À la suite du déclubage, Jean-Louis Roy a continué de travailler sur le territoire à l’entretien général et à l’information, mais cette fois pour la Réserve faunique Mastigouche. Il y est resté pendant 26 ans. Il soulève que la transition entre les deux modes de fonctionnement à entrainer plusieurs changements et adaptations majeures.

À titre d’exemple, le Mandevillois note que le nombre de visiteurs a quintuplé, qu’il y avait désormais très peu de déplacements sur l’eau, que ce fut l’arrivée des activités hivernales telles que la motoneige, le ski de fond et la raquette, en plus d’ouvrir le site sur quatre saisons. « Tout se faisait avec des canots avant, puis il n’y avait pas de routes.

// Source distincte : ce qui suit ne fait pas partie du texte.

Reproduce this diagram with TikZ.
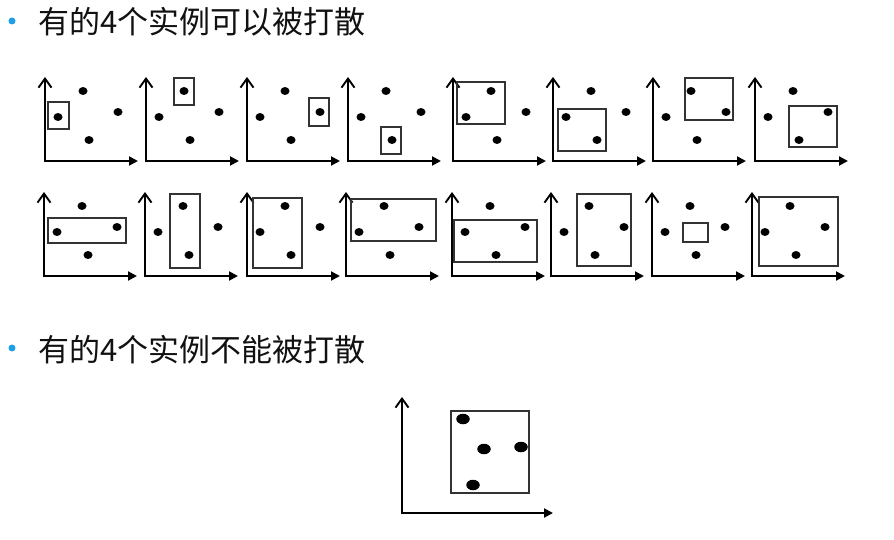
\documentclass[tikz,border=0pt]{standalone}
\usepackage{fontspec}
\newfontfamily\cjk{Noto Sans CJK SC}
\usetikzlibrary{arrows.meta,shapes.geometric}
\definecolor{bulletblue}{HTML}{1EA0E8}
\definecolor{txt}{HTML}{111111}
\newcommand\mypanel[3]{%
  \coordinate (o#1) at (#2,#3+1);
  \coordinate (t#1) at (#2,#3-84);
  \coordinate (s#1) at (#2-1,#3);
  \coordinate (e#1) at (#2+93,#3);
  \draw[yax] (o#1) -- (t#1);
  \draw[xax] (s#1) -- (e#1);
  \node[dot] (a#1) at (#2+38,#3-70) {};
  \node[dot] (b#1) at (#2+73,#3-49) {};
  \node[dot] (c#1) at (#2+13,#3-44) {};
  \node[dot] (d#1) at (#2+44,#3-21) {};
}
\begin{document}
\begin{tikzpicture}[x=1pt,y=-1pt,
  yax/.style={line width=1.9pt,-{Straight Barb[length=9pt,width=13pt]}},
  xax/.style={line width=1.9pt,-{Triangle[length=9pt,width=9pt]}},
  dot/.style={ellipse,fill=black,inner sep=0pt,minimum width=9pt,minimum height=8pt},
  bigdot/.style={ellipse,fill=black,inner sep=0pt,minimum width=13.5pt,minimum height=10.5pt},
  box/.style={draw=black!80,line width=1.4pt},
  head/.style={anchor=west,text=txt,inner sep=0pt,font=\cjk\fontsize{31}{36}\selectfont},
  bul/.style={circle,fill=bulletblue,inner sep=0pt,minimum size=7pt}]
\useasboundingbox (0,0) rectangle (894,540);
% headings
\node[bul] (b1) at (12,21) {};
\node[head] (h1) at (38,22) {有的4个实例可以被打散};
\node[bul] (b2) at (12,348) {};
\node[head] (h2) at (38,350) {有的4个实例不能被打散};
% row 1
\mypanel{p1}{45}{161}
\mypanel{p2}{146}{161}
\mypanel{p3}{247}{161}
\mypanel{p4}{348}{161}
\mypanel{p5}{453}{161}
\mypanel{p6}{553}{161}
\mypanel{p7}{653}{161}
\mypanel{p8}{755}{161}
\draw[box] (48,102) rectangle (69,129);
\draw[box] (174,78) rectangle (194,105);
\draw[box] (309,98) rectangle (329,126);
\draw[box] (381,127) rectangle (401,154);
\draw[box] (457,82) rectangle (505,124);
\draw[box] (558,109) rectangle (606,151);
\draw[box] (685,78) rectangle (733,120);
\draw[box] (789,106) rectangle (837,147);
% row 2
\mypanel{q1}{44}{276}
\mypanel{q2}{145}{276}
\mypanel{q3}{247}{276}
\mypanel{q4}{346}{276}
\mypanel{q5}{452}{276}
\mypanel{q6}{551}{276}
\mypanel{q7}{652}{276}
\mypanel{q8}{752}{276}
\draw[box] (48,218) rectangle (126,243);
\draw[box] (170,194) rectangle (200,268);
\draw[box] (253,198) rectangle (302,268);
\draw[box] (351,199) rectangle (436,241);
\draw[box] (454,220) rectangle (537,262);
\draw[box] (577,194) rectangle (631,266);
\draw[box] (683,223) rectangle (708,242);
\draw[box] (759,197) rectangle (838,266);
% bottom
\coordinate (oz) at (402,514);
\coordinate (tz) at (402,397);
\coordinate (sz) at (401,513);
\coordinate (ez) at (553,513);
\draw[yax] (oz) -- (tz);
\draw[xax] (sz) -- (ez);
\draw[box] (451,411) rectangle (529,493);
\node[bigdot] (za) at (463,419) {};
\node[bigdot] (zb) at (484,449) {};
\node[bigdot] (zc) at (521,447) {};
\node[bigdot] (zd) at (473,485) {};
\end{tikzpicture}
\end{document}
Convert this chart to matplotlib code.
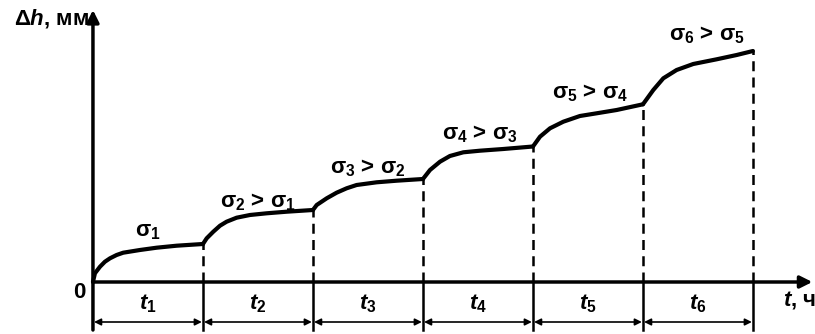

Tandis que la réserve Mastigouche avait besoin d’accès donc ils ont fait construire des routes ».

Jean-Louis Roy remarque également qu’au fil des années, le public du parc a grandement changé. « Un peu tout le monde veut faire de la pêche aujourd’hui. On s’en est rendu compte pendant la pandémie… Tout le monde a développé un attrait pour le grand air ». Depuis 1971, la Réserve faunique Mastigouche est un lieu très accessible pour l’ensemble de la population québécoise. Il relève que désormais la grande démocratisation des activités de plein air accentue la popularité de ce type de parc.